Synopses & Reviews
Stephen King returns to the Dark Tower in this second mesmerizing volume in his epic series. Roland of Gilead has mysteriously stepped through a doorway in time that takes him to 1980s America, where he joins forces with the defiant Eddie Dean and courageous Odetta Holmes. A savage struggle has begun in which underworldly evil and otherworldly enemies conspire to bring an end to Roland's desperate search for the Dark Tower. Masterfully weaving dark fantasy and icy realism, The Drawing of the Three compulsively propels readers toward the next chapter.
Review
"With The Drawing of the Three...King says, 'I found my voice' (for this particular series). Did he ever. Roland visits our world...picking up three people who are fated to return to his world and help him in his quest....The pace in this one outstrips the first book several times over. Great stuff!" Dorman T. Shindler, The Denver Post
Review
"Although these minor but revealing books (which King began while still in college) are full of...adolescent portentousness, this is livelier than the first....Typically, King is much better at the minutiae and sensations of a specific physical world, and several such bravura sequences...are standouts amid the characteristic headlong storytelling." Publishers Weekly
Synopsis
After his confrontation with the man in black at the end of The Gunslinger, Roland awakes to find three doors on the beach of Mid-World's Western Sea each leading to New York City but at three different moments in time.

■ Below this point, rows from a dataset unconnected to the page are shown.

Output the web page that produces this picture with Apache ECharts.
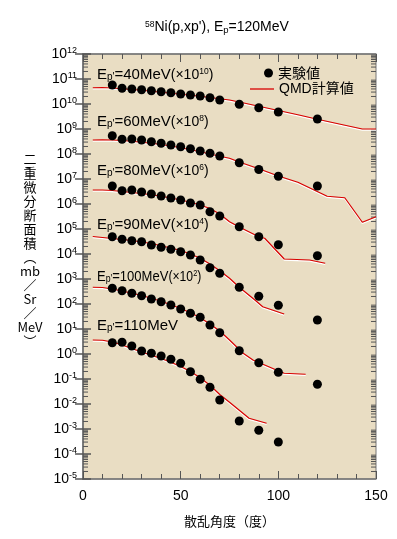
<!DOCTYPE html>
<html>
<head>
<meta charset="utf-8">
<script src="https://cdn.jsdelivr.net/npm/echarts@6/dist/echarts.min.js"></script>
<style>
  html, body { margin: 0; padding: 0; background: #fff; }
  #chart { width: 397px; height: 539px; }
</style>
</head>
<body>
<div id="chart"></div>
<script>
// 実験値の散乱角 (度)
const angles = [15, 20, 25, 30, 35, 40, 45, 50, 55, 60, 65, 70, 80, 90, 100, 120];
// 実験値 log10 (グラフから読み取り、倍率込み)
const exp40 = [10.76, 10.63, 10.60, 10.57, 10.53, 10.49, 10.45, 10.40, 10.36, 10.32, 10.25, 10.16, 9.99, 9.85, 9.68, 9.40];
const exp60 = [8.73, 8.59, 8.60, 8.56, 8.49, 8.43, 8.36, 8.29, 8.21, 8.12, 8.03, 7.92, 7.65, 7.38, 7.11, 6.72];
const exp80 = [6.72, 6.53, 6.56, 6.48, 6.40, 6.32, 6.24, 6.16, 6.04, 5.96, 5.69, 5.52, 5.09, 4.69, 4.37, 3.93];
const exp90 = [4.69, 4.59, 4.53, 4.49, 4.36, 4.27, 4.19, 4.09, 3.96, 3.76, 3.45, 3.23, 2.67, 2.31, 1.95, 1.36];
const exp100 = [2.63, 2.53, 2.43, 2.33, 2.20, 2.09, 1.96, 1.80, 1.63, 1.47, 1.16, 0.85, 0.13, -0.35, -0.73, -1.21];
const exp110 = [0.45, 0.47, 0.32, 0.12, 0.03, -0.08, -0.21, -0.37, -0.71, -1.01, -1.33, -1.84, -2.68, -3.05, -3.52, null];

// QMD計算値 log10
const qmd40Ang = [5, 10, 15, 20, 25, 30, 35, 40, 45, 50, 55, 60, 65, 70, 75, 80, 90, 100, 110, 120, 130, 143, 150];
const qmd40 = [10.65, 10.66, 10.64, 10.61, 10.58, 10.55, 10.51, 10.47, 10.43, 10.39, 10.35, 10.31, 10.26, 10.21, 10.16, 10.08, 9.91, 9.74, 9.57, 9.39, 9.22, 9.0, 9.0];
const qmd60Ang = [5, 10, 15, 20, 25, 30, 35, 40, 45, 50, 55, 60, 65, 70, 75, 80, 90, 100, 110, 125, 134, 143, 150];
const qmd60 = [8.56, 8.57, 8.56, 8.54, 8.51, 8.47, 8.43, 8.38, 8.32, 8.25, 8.17, 8.09, 8.00, 7.91, 7.83, 7.68, 7.41, 7.12, 6.87, 6.31, 6.25, 5.27, 5.49];
const qmd80Ang = [5, 10, 15, 20, 25, 30, 35, 40, 45, 50, 55, 60, 65, 70, 75, 80, 90, 93, 103, 116, 124];
const qmd80 = [6.56, 6.56, 6.54, 6.50, 6.46, 6.42, 6.37, 6.31, 6.24, 6.16, 6.07, 5.96, 5.82, 5.60, 5.29, 5.08, 4.69, 4.63, 3.80, 3.76, 3.63];
const qmd90Ang = [5, 10, 15, 20, 25, 30, 35, 40, 45, 50, 55, 60, 65, 70, 75, 80, 88, 92, 103];
const qmd90 = [4.70, 4.66, 4.62, 4.58, 4.54, 4.48, 4.42, 4.33, 4.24, 4.14, 4.00, 3.83, 3.60, 3.33, 3.03, 2.67, 2.16, 1.89, 1.60];
const qmd100Ang = [5, 10, 15, 20, 25, 30, 35, 40, 45, 50, 55, 60, 65, 70, 75, 82, 87, 99, 103, 114];
const qmd100 = [2.67, 2.66, 2.60, 2.52, 2.43, 2.34, 2.23, 2.11, 1.97, 1.82, 1.65, 1.45, 1.20, 0.92, 0.56, 0.03, -0.24, -0.64, -0.77, -0.81];
const qmd110Ang = [5, 10, 15, 20, 25, 30, 35, 40, 45, 50, 55, 60, 65, 70, 75, 80, 85, 94];
const qmd110 = [0.56, 0.55, 0.48, 0.36, 0.22, 0.08, -0.05, -0.18, -0.33, -0.50, -0.70, -0.95, -1.25, -1.62, -1.93, -2.25, -2.57, -2.77];

// ラベル
const energies = ['40', '60', '80', '90', '100', '110'];
const factors = ['10', '8', '6', '4', '2', null];

const latin = "'Liberation Sans', 'Noto Sans CJK JP', sans-serif";
const cjk = "'Noto Sans CJK JP', 'Liberation Sans', sans-serif";
const axisColor = '#777';
const tickColor = '#555';
const red = '#d80000';

function pts(xs, logs) {
  const out = [];
  logs.forEach((v, i) => { if (v != null) out.push([xs[i], Math.pow(10, v)]); });
  return out;
}

const expSets = [exp40, exp60, exp80, exp90, exp100, exp110];
const qmdSets = [[qmd40Ang, qmd40], [qmd60Ang, qmd60], [qmd80Ang, qmd80], [qmd90Ang, qmd90], [qmd100Ang, qmd100], [qmd110Ang, qmd110]];

// 対数目盛の補助目盛 (2..9 x 10^n)
const minorTicks = [];
for (let n = -5; n < 12; n++) {
  for (let k = 2; k < 10; k++) minorTicks.push([0, k * Math.pow(10, n)]);
}

let chart = echarts.init(document.getElementById('chart'));

const series = [];
series.push({
  type: 'custom',
  silent: true,
  clip: false,
  data: minorTicks,
  renderItem: function (params, api) {
    const v = api.value(1);
    const a = api.coord([0, v]);
    const b = api.coord([150, v]);
    const st = { stroke: tickColor, lineWidth: 1 };
    return {
      type: 'group',
      children: [
        { type: 'line', shape: { x1: a[0], y1: a[1], x2: a[0] + 5, y2: a[1] }, style: st },
        { type: 'line', shape: { x1: b[0] - 5, y1: b[1], x2: b[0], y2: b[1] }, style: st }
      ]
    };
  },
  z: 1
});
qmdSets.forEach(q => {
  series.push({
    name: 'QMD計算値',
    type: 'line',
    symbol: 'none',
    data: pts(q[0], q[1]),
    lineStyle: { color: red, width: 1.2, shadowColor: '#fff', shadowOffsetY: 1.2, shadowBlur: 0 },
    itemStyle: { color: red },
    z: 2
  });
});
expSets.forEach(e => {
  series.push({
    name: '実験値',
    type: 'scatter',
    symbol: 'circle',
    symbolSize: 9,
    data: pts(angles, e),
    itemStyle: { color: '#000', opacity: 1 },
    z: 3
  });
});

const labelY = [75, 122, 171, 225, 277, 326];
const labelSquash = [1, 1, 1, 1, 0.87, 1];
const labelRich = {
  n: { fontFamily: latin, fontSize: 15, color: '#000' },
  m: { fontFamily: latin, fontSize: 14, color: '#000' },
  s: { fontFamily: latin, fontSize: 10, color: '#000', verticalAlign: 'bottom', lineHeight: 14 },
  u: { fontFamily: latin, fontSize: 8.5, color: '#000', verticalAlign: 'top', lineHeight: 14 }
};
const graphics = energies.map((e, i) => {
  let t = '{n|E}{s|p\'}{n|=' + e + 'MeV}';
  if (factors[i]) t += '{m|(×10}{u|' + factors[i] + '}{m|)}';
  return {
    type: 'text', x: 97, y: labelY[i], scaleX: labelSquash[i], scaleY: 1,
    style: { text: t, rich: labelRich, verticalAlign: 'middle', align: 'left' },
    z: 10
  };
});
graphics.push({
  type: 'text', x: 30, y: 152,
  style: {
    text: '二\n重\n微\n分\n断\n面\n積\n︵\nmb\n／\nSr\n／\nMeV\n︶',
    font: '13px ' + cjk, lineHeight: 14, align: 'center', verticalAlign: 'top', fill: '#000'
  }
});

chart.setOption({
  backgroundColor: '#fff',
  animation: false,
  title: {
    text: '{sup|58}{n|Ni(p,xp\'), E}{sub|p}{n|=120MeV}',
    left: 140, top: 15,
    textStyle: {
      fontWeight: 'normal',
      rich: {
        n: { fontFamily: latin, fontSize: 14, fontWeight: 'normal', color: '#000' },
        sup: { fontFamily: latin, fontSize: 8.5, fontWeight: 'normal', color: '#000', verticalAlign: 'top', lineHeight: 15 },
        sub: { fontFamily: latin, fontSize: 9.5, fontWeight: 'normal', color: '#000', verticalAlign: 'bottom', lineHeight: 15 }
      }
    }
  },
  legend: [
    {
      data: [{ name: '実験値', icon: 'circle' }],
      left: 264, top: 66, padding: 0, itemWidth: 9, itemHeight: 9,
      itemStyle: { color: '#000', opacity: 1 },
      textStyle: { fontFamily: cjk, fontSize: 14, color: '#000' },
      selectedMode: false
    },
    {
      data: [{ name: 'QMD計算値', icon: 'rect' }],
      left: 250, top: 82, padding: 0, itemWidth: 24, itemHeight: 1.3,
      itemStyle: { color: red },
      textStyle: { fontFamily: latin, fontSize: 14, color: '#000' },
      selectedMode: false
    }
  ],
  grid: {
    left: 83, right: 21, top: 54, bottom: 60,
    show: true, backgroundColor: '#e9ddc3', borderColor: axisColor, borderWidth: 1
  },
  graphic: graphics,
  xAxis: [
    {
      type: 'value', position: 'bottom', min: 0, max: 150, interval: 50,
      axisLine: { lineStyle: { color: axisColor, width: 1.5 } },
      axisTick: { inside: true, length: 8, lineStyle: { color: tickColor } },
      minorTick: { show: true, splitNumber: 5, length: 5, lineStyle: { color: tickColor } },
      splitLine: { show: false },
      axisLabel: { fontFamily: latin, fontSize: 14, color: '#000', margin: 10 },
      name: '散乱角度（度）', nameLocation: 'middle', nameGap: 36,
      nameTextStyle: { fontFamily: cjk, fontSize: 13, color: '#000' }
    },
    {
      type: 'value', position: 'top', min: 0, max: 150, interval: 50,
      axisLine: { lineStyle: { color: axisColor, width: 1.5 } },
      axisTick: { inside: true, length: 8, lineStyle: { color: tickColor } },
      minorTick: { show: true, splitNumber: 5, length: 5, lineStyle: { color: tickColor } },
      splitLine: { show: false },
      axisLabel: { show: false }
    }
  ],
  yAxis: [
    {
      type: 'log', logBase: 10, position: 'left', min: 1e-5, max: 1e12, interval: 1,
      axisLine: { show: true, lineStyle: { color: axisColor, width: 1.5 } },
      axisTick: { show: true, inside: true, length: 8, lineStyle: { color: tickColor, width: 1.5 } },
      splitLine: { show: false },
      axisLabel: {
        margin: 6,
        formatter: function (v) {
          const n = Math.round(Math.log10(v));
          return '{b|10}{s|' + n + '}';
        },
        rich: {
          b: { fontFamily: latin, fontSize: 14, color: '#000', lineHeight: 16 },
          s: { fontFamily: latin, fontSize: 9, color: '#000', verticalAlign: 'top', lineHeight: 12 }
        }
      }
    },
    {
      type: 'log', logBase: 10, position: 'right', min: 1e-5, max: 1e12, interval: 1,
      axisLine: { show: true, lineStyle: { color: axisColor, width: 1.5 } },
      axisTick: { show: true, inside: true, length: 8, lineStyle: { color: tickColor, width: 1.5 } },
      splitLine: { show: false },
      axisLabel: { show: false }
    }
  ],
  series: series
});
</script>
</body>
</html>
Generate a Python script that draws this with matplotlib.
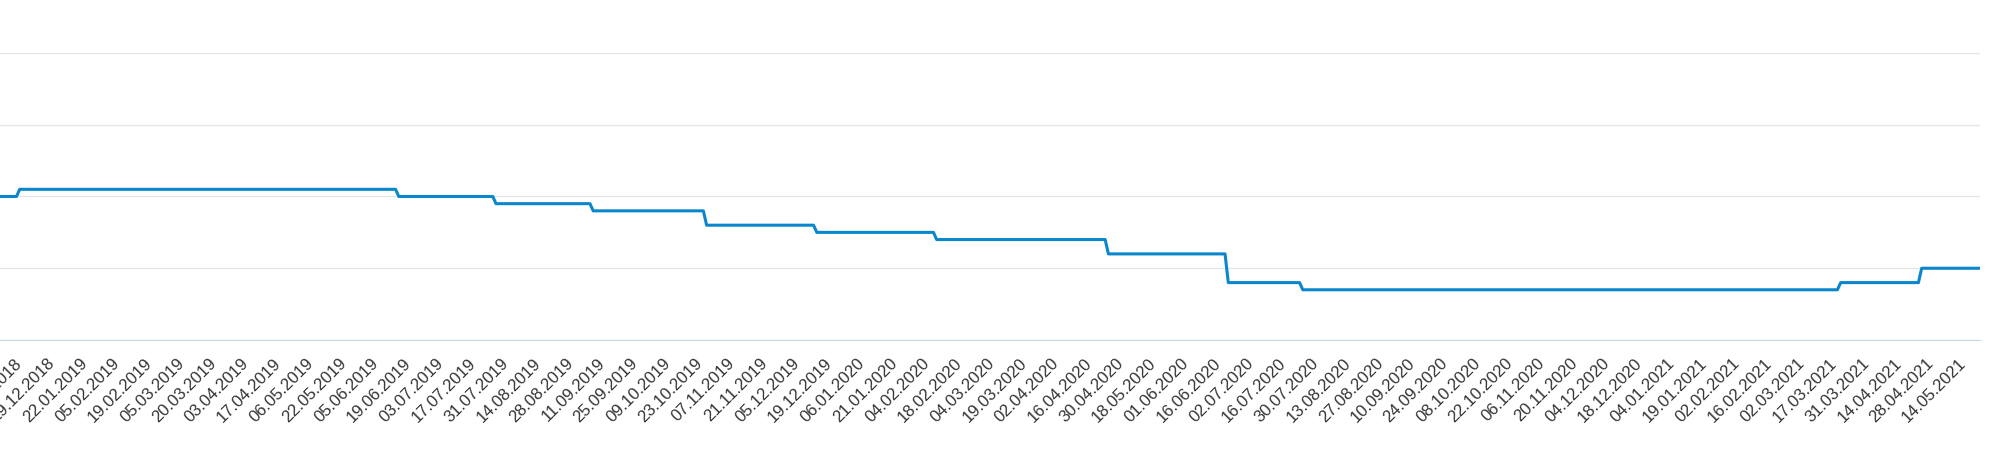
import numpy as np
import matplotlib.pyplot as plt

# key rate levels (%) and how many trading days each level lasted
rate_levels = [7.5, 7.75, 7.5, 7.25, 7.0, 6.5, 6.25, 6.0, 5.5, 4.5, 4.25, 4.5, 5.0]
level_days = [20, 117, 30, 30, 35, 34, 37, 53, 37, 23, 166, 25, 19]

# x labels, one every 10 trading days
tick_labels = ["17.12.2018", "29.12.2018", "22.01.2019", "05.02.2019", "19.02.2019",
               "05.03.2019", "20.03.2019", "03.04.2019", "17.04.2019", "06.05.2019",
               "22.05.2019", "05.06.2019", "19.06.2019", "03.07.2019", "17.07.2019",
               "31.07.2019", "14.08.2019", "28.08.2019", "11.09.2019", "25.09.2019",
               "09.10.2019", "23.10.2019", "07.11.2019", "21.11.2019", "05.12.2019",
               "19.12.2019", "06.01.2020", "21.01.2020", "04.02.2020", "18.02.2020",
               "04.03.2020", "19.03.2020", "02.04.2020", "16.04.2020", "30.04.2020",
               "18.05.2020", "01.06.2020", "16.06.2020", "02.07.2020", "16.07.2020",
               "30.07.2020", "13.08.2020", "27.08.2020", "10.09.2020", "24.09.2020",
               "08.10.2020", "22.10.2020", "06.11.2020", "20.11.2020", "04.12.2020",
               "18.12.2020", "04.01.2021", "19.01.2021", "02.02.2021", "16.02.2021",
               "02.03.2021", "17.03.2021", "31.03.2021", "14.04.2021", "28.04.2021",
               "14.05.2021"]
first_label = 20
label_step = 10

y_ticks = [2.5, 5, 7.5, 10, 12.5]

rates = np.repeat(rate_levels, level_days)
x = np.arange(len(rates))
tick_pos = first_label + label_step * np.arange(len(tick_labels))

W, H = 1994, 470
fig = plt.figure(figsize=(W / 100, H / 100), dpi=100)
# plot area runs off the left edge, like the cropped original
ax = fig.add_axes([-45.1 / W, 130 / H, 2025.1 / W, 287 / H])

ax.plot(x, rates, color='#0a87cc', lw=2.2, solid_joinstyle='round')
ax.set_xlim(0, len(rates) - 1)
ax.set_ylim(2.5, 12.5)
ax.set_yticks(y_ticks)
ax.set_yticklabels([])  # value axis sits outside the visible crop
ax.grid(axis='y', color='#e6e6e6', lw=1)
ax.set_axisbelow(True)
for s in ['top', 'right', 'left']:
    ax.spines[s].set_visible(False)
ax.spines['bottom'].set_color('#ccd6eb')

ax.set_xticks(tick_pos)
ax.set_xticklabels(tick_labels, rotation=45, ha='right', va='center',
                   rotation_mode='anchor', fontsize=12, color='#333333',
                   family=['Liberation Sans', 'DejaVu Sans'])
ax.tick_params(axis='x', length=0, pad=15)
ax.tick_params(axis='y', length=0)

fig.savefig('out.png', dpi=100)
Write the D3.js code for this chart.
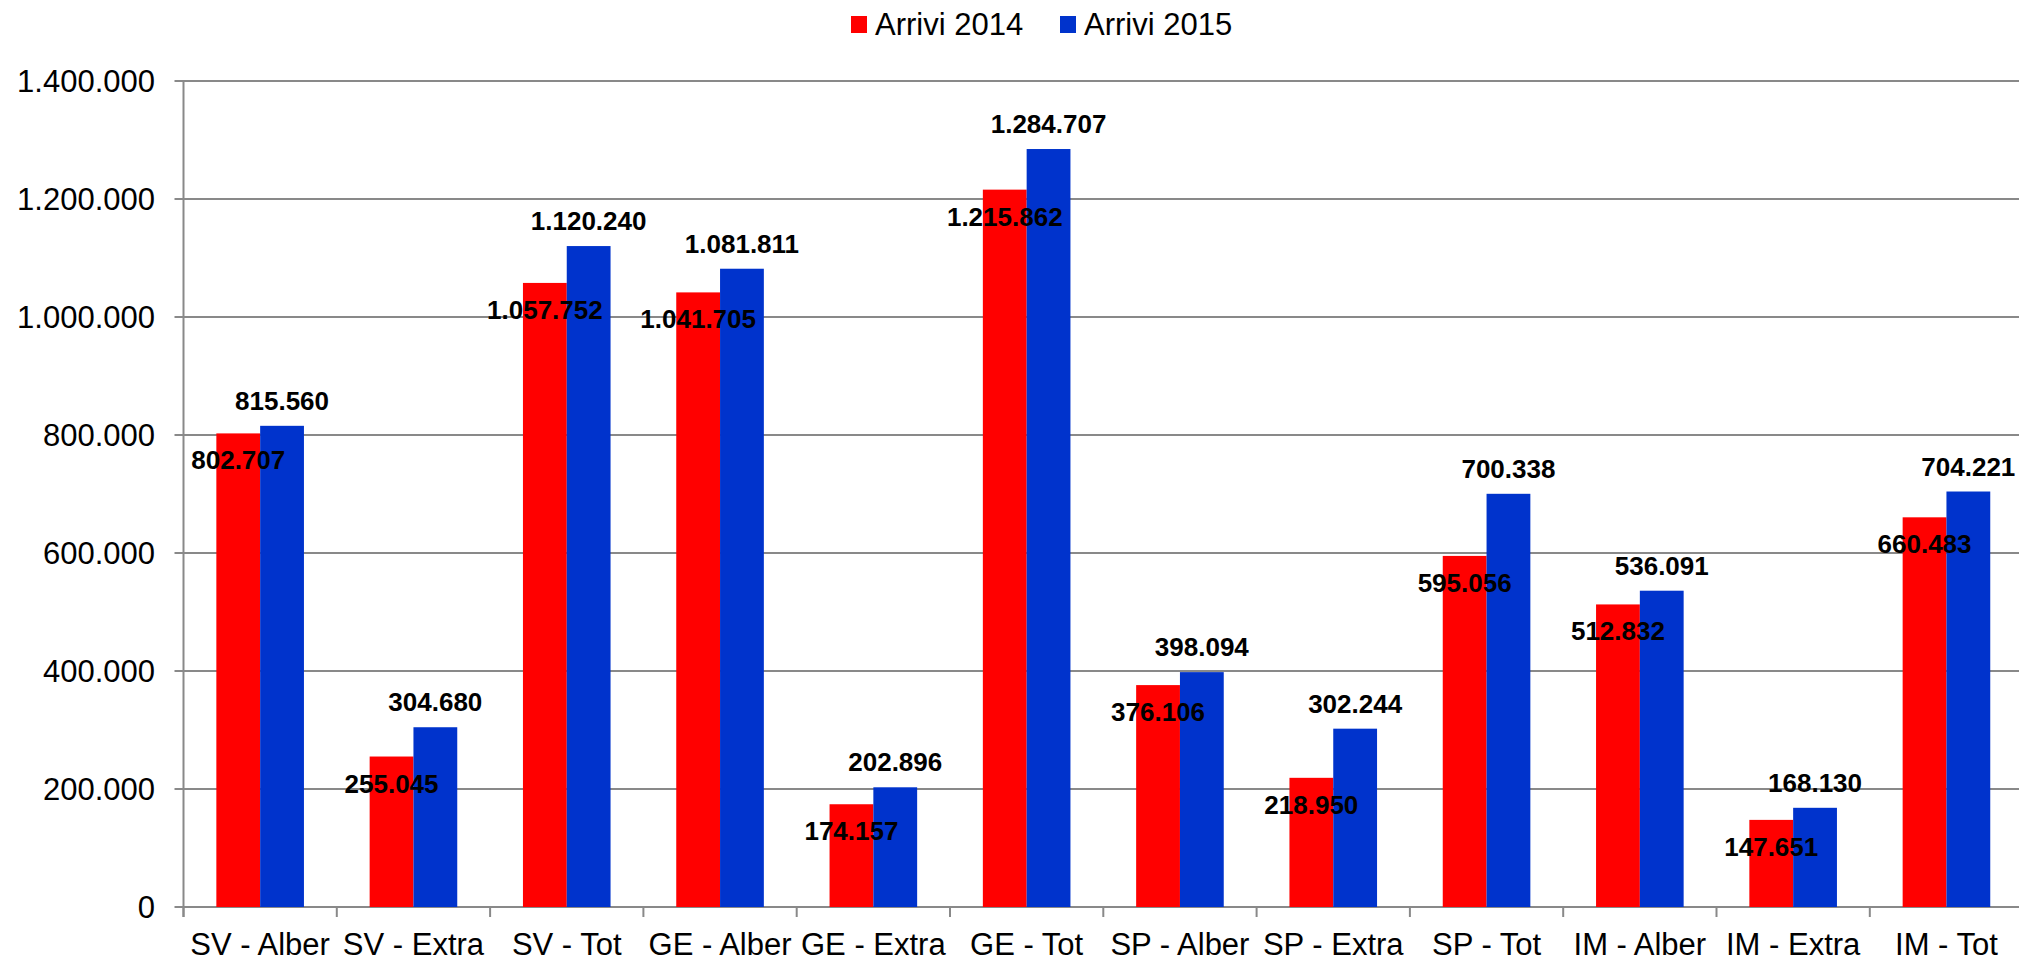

Through these doors, Roland must "draw" three figures crucial to his quest for the Dark Tower. In 1987, he finds Eddie Dean, The Prisoner, a heroin addict. In 1964, he meets Odetta Holmes, the Lady of Shadows, a young African-American heiress who lost her lower legs in a subway accident and gained a second personality that rages within her. And in 1977, he encounters Jack mort, Death, a pusher responsible for cruelties beyond imagining. Has Roland found new companions to form the ka-tet of his quest? Or has he unleashed something else entirely?